I’m reading from the Impac and Folio Prize Longlists and decided that a couple of shorties (i.e novellas) would help the #tbr20 cause along quite nicely.
I’ll start with Jenny Offill’s Dept. Of Speculation, which appears on the 2015 Folio Prize longlist. I heard so much about this upon release last year. Reviewers fell in love with it one after the next and I can certainly see some of the charm. The story, to be truthful, is nothing outstanding – a domestic drama of courtship, marriage, parenthood, adultery. It’s the manner of the telling which lifts this novella beyond ordinariness. Like the jigsaw on the dustjacket, this story is told in fragmentary pieces that need to be put together to form the bigger picture. Fortunately the fragments are chronological, so it’s not too difficult to piece them together.
Told from the wife’s point-of view, I read the collection of small, concise paragraphs like a collection of memories jotted down in a notebook: a memory about the husband, her child, feelings interspersed with philosophical bon-mots. The ebbs and flows of a long-term relationship reflected in all honesty: that time of initial discovery, fondness, love, happiness, familiarity, sadness, disillusionment, bitterness, counselling, reconcilation. At the moment of greatest difficulty the narrative switches from first person (I, we) to third (the wife, the husband) to denote estrangement and distance. The concision of thought lending an at times poetical melody to the text.
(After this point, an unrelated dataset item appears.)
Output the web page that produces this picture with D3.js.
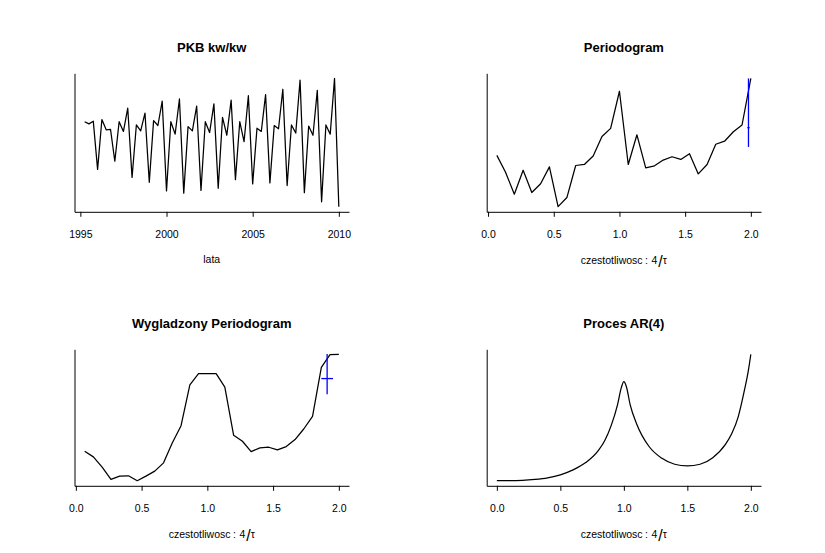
<!DOCTYPE html>
<html>
<head>
<meta charset="utf-8">
<script src="https://cdn.jsdelivr.net/npm/d3@7"></script>
<style>
  body { margin: 0; background: #fff; }
  svg { display: block; }
</style>
</head>
<body>
<div id="chart"></div>
<script>
/* Kwartalny PKB (kw/kw), start 1995Q2, koniec 2010Q1 */
var pkbStart = 1995.25;
var pkbValues = [
    102.6, 102.2, 102.7, 93.8, 103.0, 101.1, 101.2, 95.3,
    102.6, 100.8, 105.1, 92.3, 102.0, 100.9, 104.2, 91.4,
    102.8, 101.9, 106.4, 89.8, 102.6, 100.3, 106.8, 89.4,
    101.7, 100.9, 105.5, 89.9, 102.6, 100.6, 105.9, 90.3,
    103.4, 100.1, 106.6, 91.9, 102.6, 98.9, 107.4, 91.1,
    101.4, 100.8, 107.6, 91.3, 101.9, 101.3, 108.6, 90.8,
    102.0, 100.5, 110.3, 89.5, 101.8, 100.1, 108.4, 87.8,
    102.0, 100.3, 110.6, 86.9
];
var yearTicks = [1995, 2000, 2005, 2010];

// Fourier frequencies (k/15), spectrum in dB
var freqs = [
    0.067, 0.133, 0.200, 0.267, 0.333, 0.400, 0.467, 0.533, 0.600, 0.667,
    0.733, 0.800, 0.867, 0.933, 1.000, 1.067, 1.133, 1.200, 1.267, 1.333,
    1.400, 1.467, 1.533, 1.600, 1.667, 1.733, 1.800, 1.867, 1.933, 2.000
];
var rawSpec = [
    2.10, -0.40, -3.65, -0.10, -3.40, -2.10, 0.40, -5.50, -4.15, 0.60,
    0.75, 2.00, 4.90, 6.10, 11.60, 0.75, 5.15, 0.25, 0.55, 1.40,
    1.90, 1.50, 2.35, -0.65, 0.75, 3.75, 4.20, 5.60, 6.60, 13.50
];
var smoothSpec = [
    -1.75, -2.60, -4.15, -6.00, -5.50, -5.45, -6.20, -5.50, -4.75, -3.50,
    -0.50, 2.10, 8.25, 9.95, 9.95, 9.95, 7.90, 0.65, -0.25, -1.80,
    -1.25, -1.15, -1.55, -1.05, 0.00, 1.60, 3.50, 10.90, 12.80, 12.85
];
// confidence bars: [x, low, mid, high, bandwidth]
var rawCI = [1.982, 3.35, 6.2, 13.5, 0.018];
var smoothCI = [1.911, 6.85, 9.2, 12.9, 0.089];

// AR(4) spectrum
var arFreq = [
    0, 0.1, 0.2, 0.3, 0.4, 0.5, 0.6, 0.7, 0.8, 0.85, 0.9, 0.95, 0.98, 1.0,
    1.02, 1.05, 1.1, 1.2, 1.3, 1.4, 1.5, 1.6, 1.7, 1.8, 1.85, 1.9, 1.95, 1.98, 2.0
];
var arSpec = [
    -6.25, -6.25, -6.20, -6.05, -5.80, -5.35, -4.60, -3.50, -1.65, -0.15, 2.10, 5.25, 7.85, 8.75,
    8.00, 5.25, 2.40, -1.10, -2.85, -3.75, -4.00, -3.75, -2.75, -0.75, 0.90, 3.40, 7.50, 10.40, 12.90
];
var freqTicks = [0, 0.5, 1, 1.5, 2];

var config = {
    width: 825,
    height: 553,
    font: 'Liberation Sans, Arial, Helvetica, sans-serif',
    titleSize: 13,
    tickSize: 10.5,
    colLeft: [74.5, 486.7],
    colRight: [349, 761],
    rowTop: [73.3, 349.3],
    rowBottom: [211.8, 485.8],
    titleGap: 21.5,
    tickLen: 5,
    lineWidth: 1.25
};

var svg = d3.select('#chart').append('svg')
    .attr('width', config.width)
    .attr('height', config.height)
    .style('font-family', config.font);

// R style padded range (4% each side)
function padded(ext) {
    var r = ext[1] - ext[0];
    return [ext[0] - 0.04 * r, ext[1] + 0.04 * r];
}

function panel(col, row, title, xs, ys, ticks, tickFmt, curve) {
    var x0 = config.colLeft[col], x1 = config.colRight[col];
    var y0 = config.rowTop[row], y1 = config.rowBottom[row];
    var g = svg.append('g');

    var x = d3.scaleLinear().domain(padded(d3.extent(xs))).range([x0, x1]);
    var y = d3.scaleLinear().domain(padded(d3.extent(ys))).range([y1, y0]);

    g.append('text')
        .attr('x', (x0 + x1) / 2)
        .attr('y', y0 - config.titleGap)
        .attr('text-anchor', 'middle')
        .attr('font-size', config.titleSize)
        .attr('font-weight', 'bold')
        .text(title);

    var xAxis = g.append('g')
        .attr('transform', 'translate(0,' + y1 + ')')
        .call(d3.axisBottom(x).tickValues(ticks).tickFormat(tickFmt)
            .tickSizeInner(config.tickLen).tickSizeOuter(0).tickPadding(13.5));
    xAxis.selectAll('text').attr('font-size', config.tickSize).attr('fill', '#000').attr('font-family', config.font);

    g.append('g')
        .attr('transform', 'translate(' + x0 + ',0)')
        .call(d3.axisLeft(y).tickValues([]).tickSizeOuter(0));

    g.selectAll('.domain, .tick line').attr('stroke', '#000');

    g.append('path')
        .datum(xs.map(function (d, i) { return [d, ys[i]]; }))
        .attr('fill', 'none')
        .attr('stroke', '#000')
        .attr('stroke-width', config.lineWidth)
        .attr('stroke-linejoin', 'round')
        .attr('d', d3.line()
            .x(function (d) { return x(d[0]); })
            .y(function (d) { return y(d[1]); })
            .curve(curve || d3.curveLinear));

    return { g: g, x: x, y: y, cx: (x0 + x1) / 2, bottom: y1 };
}

function confBar(p, ci) {
    p.g.append('line')
        .attr('x1', p.x(ci[0])).attr('x2', p.x(ci[0]))
        .attr('y1', p.y(ci[1])).attr('y2', p.y(ci[3]))
        .attr('stroke', '#0000ff').attr('stroke-width', 1.3);
    p.g.append('line')
        .attr('x1', p.x(ci[0] - ci[4] / 2)).attr('x2', p.x(ci[0] + ci[4] / 2))
        .attr('y1', p.y(ci[2])).attr('y2', p.y(ci[2]))
        .attr('stroke', '#0000ff').attr('stroke-width', 1.3);
}

function freqLabel(p) {
    var t = p.g.append('text')
        .attr('x', p.cx)
        .attr('y', p.bottom + 52)
        .attr('text-anchor', 'middle')
        .attr('font-size', config.tickSize);
    t.append('tspan').text('czestotliwosc');
    t.append('tspan').attr('dx', 2.5).text(':');
    t.append('tspan').attr('dx', 3.5).text('4');
    t.append('tspan').attr('dx', 1).attr('dy', 3).attr('font-size', 16).text('/');
    t.append('tspan').attr('dy', -3).text('\u03c4');
}

var fmtFreq = d3.format('.1f');

var pkbTime = pkbValues.map(function (d, i) { return pkbStart + i / 4; });
var p1 = panel(0, 0, 'PKB kw/kw', pkbTime, pkbValues, yearTicks, d3.format('d'));
p1.g.append('text')
    .attr('x', p1.cx)
    .attr('y', p1.bottom + 51)
    .attr('text-anchor', 'middle')
    .attr('font-size', config.tickSize)
    .text('lata');

var p2 = panel(1, 0, 'Periodogram', freqs, rawSpec, freqTicks, fmtFreq);
confBar(p2, rawCI);
freqLabel(p2);

var p3 = panel(0, 1, 'Wygladzony Periodogram', freqs, smoothSpec, freqTicks, fmtFreq);
confBar(p3, smoothCI);
freqLabel(p3);

var p4 = panel(1, 1, 'Proces AR(4)', arFreq, arSpec, freqTicks, fmtFreq, d3.curveMonotoneX);
freqLabel(p4);
</script>
</body>
</html>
Some have described it as postmodern, an adjective shared with Kristina Carlson’s Mr Darwin’s Gardener, which is longlisted for the 2014 IMPAC prize. This is a much more complicated prospect; its ambition to depict the collective mind of an English village during the advent of Darwinism. Set in Darwin’s home village of Downe, Darwin remains off page, leaving them to his gardener, Thomas Davies; a grief-stricken widower, with two young children, who eschews religion and adheres to his employer’s theories. Unsurprisingly he takes his comfort from nature.
He is both distanced from and surrounded by a multitudinous and at times motley cast of characters. The village drunk doctor, the publican, the grocer, a book group, a would-be author, the wife-beater, the do-gooders, the gossips. We see them at home with all their imperfections, we see them grapple with the questions that Darwinism has brought to their faith, we see a microcosm of society and we need to pay attention. I haven’t read a review of this book that hasn’t used the adjective polyphonic because that’s what it is. Ofttimes the villagers act like a chorus, each having their say in a single scene, not always explicitly and individually introduced.
I can’t say I did pay the necessary attention (despite the publisher’s warning that this book needs to be read slowly and savoured). There’s no doubt that I would benefit from a second reading, to pick up on what I missed first time round. This is an incredibly detailed and quiet text, and I’m not the most attentive reader of those. Still I came away with positive impressions. It’s clever, thoughtful, sympathetic to the foibles of human nature and open to the restorative power of nature. Perhaps a little less sympathetic to those not accepting of Darwin’s theories. The criticism implicit in the portrayal of their flaws? I can’t quite make my mind up about this. Hence the need for a second reading of an admirable historical portrait in fine, nuanced translation from Finnish by Emily and Fleur Jeremiah.
© Lizzy’s Literary Life (2007-2015)
Ah, I knew I’d like following you! Shall steal some of your opinions to rattle off at dinner parties. I particularly like ‘The concision of thought lending an at times poetical melody to the text’. However, this might be a difficult line to deliver after too many White Lady’s…may have to refer my audience to your blog…
Dear Lizzy,
I would like to remind you that Portland, Oregon has the biggest bookstore west of the Mississippi River. When are you coming to check it out???
I agree with your analysis – I also thought this was pretty ordinary overall and it left no real impression.
That comment refers To Dept. of Speculation, by the way…
‘The concision of thought lending an at times poetical melody to the text’ is a nice line. I have Dept and hope to read it before too long. Frankly though it’s a bit of a relief to read a review that’s positive but not gushing, it can be a barrier to a book if you expect too much of it before you even turn the first page.
You know me, Max. I’d gush if that’s how I felt ….
I’ve just read Dept of Speculation and, although there were parts that were beautifully written, it felt ‘bitty’ – too fragmented and not enough of an overarching, accomplished story.